Anche il patrimonio naturale gode di una propensione al turismo, specialmente in un Paese come il nostro. Sappiamo bene quale contributo portino all'economia i nostri paesaggi, ma ancora una volta il turismo non è tutto: le associazioni culturali che promuovono le ricchezze naturali dei nostri territori mirano a trasmetterne il valore soprattutto ai cittadini che quei luoghi li vivono. Se i cittadini sono consapevoli della ricchezza che abitano, saranno più propensi alla tutela ambientale e paesaggistica, per esempio quando si prospettano possibili danni frutto di scelte urbanistiche o architettoniche incaute.

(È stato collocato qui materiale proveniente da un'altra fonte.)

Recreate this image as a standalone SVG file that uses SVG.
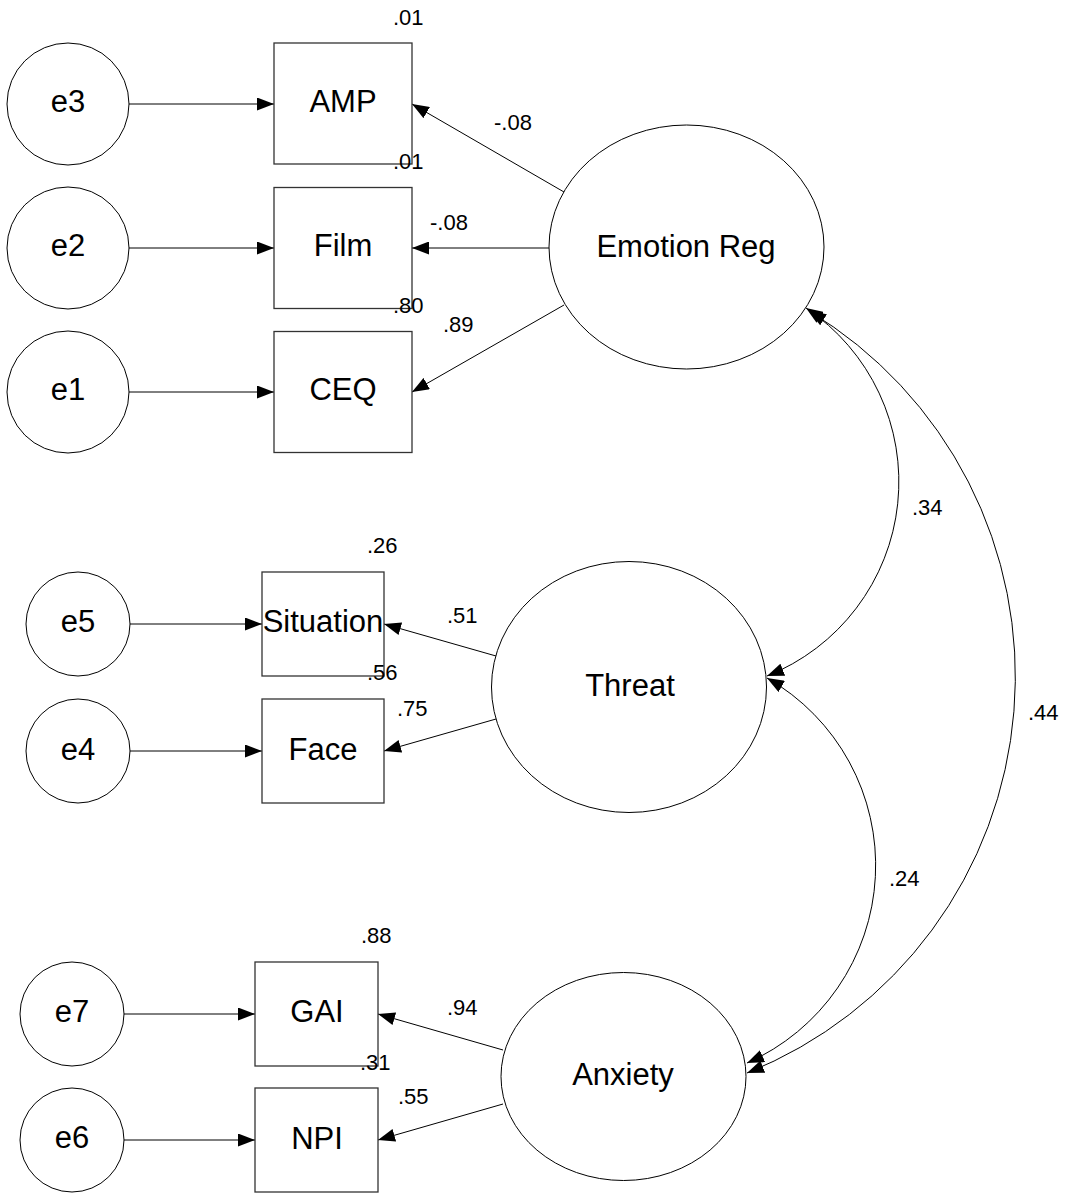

Per quanto riguarda la comunicazione del patrimonio materiale (che comprende ovviamente la lista più ampia di beni culturali: statue, libri, edifici, etc.) ci si è concentrati sull'importanza degli archivi aperti e comunicanti. Tutti gli istituti culturali che vantano archivi bibliografici (e non solo) si dirigono verso l'obiettivo di rendere il loro patrimonio facilmente fruibile al pubblico, agli studiosi e agli altri istituti. Oltre ad essere aperte, le varie raccolte sono sempre più comunicanti tra di loro, formando un sistema connesso di diversi archivi.

Il ruolo della comunicazione del patrimonio digitale potrebbe sembrare scontato, ma va al di là dell'organizzazione dei contenuti digitali a supporto dei "patrimoni tradizionali". Per il mondo della cultura, il patrimonio digitale costituisce ancora una novità: che ruolo avrà? I musei interattivi sostituiranno quelli materiali? I file digitali renderanno i manoscritti obsoleti? I servizi digitali potranno sostituire il ruolo degli archivisti e dei bibliotecari? Il patrimonio digitale, quindi, necessita anche di una comunicazione che faciliti agli stessi professionisti della cultura la comprensione delle sue caratteristiche e delle sue possibili funzioni.

In conclusione, la Conferenza nazionale di AICI ha confermato quanto la cultura abbia bisogno di una comunicazione professionale per poter godere dei finanziamenti di cui ha bisogno. La reputazione delle associazioni e degli istituti di cultura non può essere meno prestigiosa di quella dei patrimoni che tutelano e valorizzano.